Exercise task => Copy out every line exactly as given.

Supplied data =>
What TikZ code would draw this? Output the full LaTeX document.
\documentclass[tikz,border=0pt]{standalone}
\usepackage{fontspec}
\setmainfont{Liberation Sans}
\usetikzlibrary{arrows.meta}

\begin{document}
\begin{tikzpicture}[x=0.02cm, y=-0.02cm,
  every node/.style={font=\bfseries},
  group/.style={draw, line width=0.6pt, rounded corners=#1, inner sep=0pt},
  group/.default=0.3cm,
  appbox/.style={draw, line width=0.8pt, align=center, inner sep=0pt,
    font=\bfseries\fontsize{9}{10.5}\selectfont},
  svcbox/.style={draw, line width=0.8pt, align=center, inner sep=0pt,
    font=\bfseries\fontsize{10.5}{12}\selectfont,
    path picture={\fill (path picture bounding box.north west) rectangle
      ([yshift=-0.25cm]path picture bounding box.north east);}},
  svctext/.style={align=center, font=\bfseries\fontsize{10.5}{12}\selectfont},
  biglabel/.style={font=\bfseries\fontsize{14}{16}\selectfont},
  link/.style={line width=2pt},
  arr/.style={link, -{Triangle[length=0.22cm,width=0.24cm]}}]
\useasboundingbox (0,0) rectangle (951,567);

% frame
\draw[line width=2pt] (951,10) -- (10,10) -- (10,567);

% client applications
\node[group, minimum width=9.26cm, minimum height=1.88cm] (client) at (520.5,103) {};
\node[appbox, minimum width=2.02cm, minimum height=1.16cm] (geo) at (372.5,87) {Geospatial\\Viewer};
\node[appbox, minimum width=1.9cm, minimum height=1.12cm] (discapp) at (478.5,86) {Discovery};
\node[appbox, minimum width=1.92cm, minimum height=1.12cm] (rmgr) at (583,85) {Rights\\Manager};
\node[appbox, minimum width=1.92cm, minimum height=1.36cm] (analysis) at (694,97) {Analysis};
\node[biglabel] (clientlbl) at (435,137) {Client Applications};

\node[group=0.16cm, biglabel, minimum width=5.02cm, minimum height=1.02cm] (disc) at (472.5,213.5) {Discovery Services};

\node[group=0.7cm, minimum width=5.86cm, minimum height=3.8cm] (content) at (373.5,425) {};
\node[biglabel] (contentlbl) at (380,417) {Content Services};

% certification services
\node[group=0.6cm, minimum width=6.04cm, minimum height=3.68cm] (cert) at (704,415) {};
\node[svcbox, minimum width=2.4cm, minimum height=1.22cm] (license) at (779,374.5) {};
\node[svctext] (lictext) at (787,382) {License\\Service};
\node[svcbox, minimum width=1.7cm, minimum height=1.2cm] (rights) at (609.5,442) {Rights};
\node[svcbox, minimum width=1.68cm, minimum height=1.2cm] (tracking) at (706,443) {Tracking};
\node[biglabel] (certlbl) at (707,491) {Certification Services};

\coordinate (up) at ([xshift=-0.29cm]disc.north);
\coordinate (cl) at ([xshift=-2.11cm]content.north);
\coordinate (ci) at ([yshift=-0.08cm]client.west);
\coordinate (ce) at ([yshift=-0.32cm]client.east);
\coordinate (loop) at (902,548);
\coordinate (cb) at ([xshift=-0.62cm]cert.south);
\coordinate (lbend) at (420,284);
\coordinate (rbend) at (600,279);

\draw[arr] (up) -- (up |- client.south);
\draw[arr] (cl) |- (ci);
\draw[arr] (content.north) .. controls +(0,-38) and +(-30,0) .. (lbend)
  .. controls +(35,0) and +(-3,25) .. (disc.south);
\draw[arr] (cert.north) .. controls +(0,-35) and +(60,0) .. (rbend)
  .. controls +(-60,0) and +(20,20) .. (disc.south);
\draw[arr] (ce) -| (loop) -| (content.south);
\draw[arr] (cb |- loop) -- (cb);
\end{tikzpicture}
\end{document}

Written solution =>
What TikZ code would draw this? Output the full LaTeX document.
\documentclass[tikz,border=0pt]{standalone}
\usepackage{fontspec}
\setmainfont{Liberation Sans}
\usetikzlibrary{arrows.meta}

\begin{document}
\begin{tikzpicture}[x=0.02cm, y=-0.02cm,
  every node/.style={font=\bfseries},
  group/.style={draw, line width=0.6pt, rounded corners=#1, inner sep=0pt},
  group/.default=0.3cm,
  appbox/.style={draw, line width=0.8pt, align=center, inner sep=0pt,
    font=\bfseries\fontsize{9}{10.5}\selectfont},
  svcbox/.style={draw, line width=0.8pt, align=center, inner sep=0pt,
    font=\bfseries\fontsize{10.5}{12}\selectfont,
    path picture={\fill (path picture bounding box.north west) rectangle
      ([yshift=-0.25cm]path picture bounding box.north east);}},
  svctext/.style={align=center, font=\bfseries\fontsize{10.5}{12}\selectfont},
  biglabel/.style={font=\bfseries\fontsize{14}{16}\selectfont},
  link/.style={line width=2pt},
  arr/.style={link, -{Triangle[length=0.22cm,width=0.24cm]}}]
\useasboundingbox (0,0) rectangle (951,567);

% frame
\draw[line width=2pt] (951,10) -- (10,10) -- (10,567);

% client applications
\node[group, minimum width=9.26cm, minimum height=1.88cm] (client) at (520.5,103) {};
\node[appbox, minimum width=2.02cm, minimum height=1.16cm] (geo) at (372.5,87) {Geospatial\\Viewer};
\node[appbox, minimum width=1.9cm, minimum height=1.12cm] (discapp) at (478.5,86) {Discovery};
\node[appbox, minimum width=1.92cm, minimum height=1.12cm] (rmgr) at (583,85) {Rights\\Manager};
\node[appbox, minimum width=1.92cm, minimum height=1.36cm] (analysis) at (694,97) {Analysis};
\node[biglabel] (clientlbl) at (435,137) {Client Applications};

\node[group=0.16cm, biglabel, minimum width=5.02cm, minimum height=1.02cm] (disc) at (472.5,213.5) {Discovery Services};

\node[group=0.7cm, minimum width=5.86cm, minimum height=3.8cm] (content) at (373.5,425) {};
\node[biglabel] (contentlbl) at (380,417) {Content Services};

% certification services
\node[group=0.6cm, minimum width=6.04cm, minimum height=3.68cm] (cert) at (704,415) {};
\node[svcbox, minimum width=2.4cm, minimum height=1.22cm] (license) at (779,374.5) {};
\node[svctext] (lictext) at (787,382) {License\\Service};
\node[svcbox, minimum width=1.7cm, minimum height=1.2cm] (rights) at (609.5,442) {Rights};
\node[svcbox, minimum width=1.68cm, minimum height=1.2cm] (tracking) at (706,443) {Tracking};
\node[biglabel] (certlbl) at (707,491) {Certification Services};

\coordinate (up) at ([xshift=-0.29cm]disc.north);
\coordinate (cl) at ([xshift=-2.11cm]content.north);
\coordinate (ci) at ([yshift=-0.08cm]client.west);
\coordinate (ce) at ([yshift=-0.32cm]client.east);
\coordinate (loop) at (902,548);
\coordinate (cb) at ([xshift=-0.62cm]cert.south);
\coordinate (lbend) at (420,284);
\coordinate (rbend) at (600,279);

\draw[arr] (up) -- (up |- client.south);
\draw[arr] (cl) |- (ci);
\draw[arr] (content.north) .. controls +(0,-38) and +(-30,0) .. (lbend)
  .. controls +(35,0) and +(-3,25) .. (disc.south);
\draw[arr] (cert.north) .. controls +(0,-35) and +(60,0) .. (rbend)
  .. controls +(-60,0) and +(20,20) .. (disc.south);
\draw[arr] (ce) -| (loop) -| (content.south);
\draw[arr] (cb |- loop) -- (cb);
\end{tikzpicture}
\end{document}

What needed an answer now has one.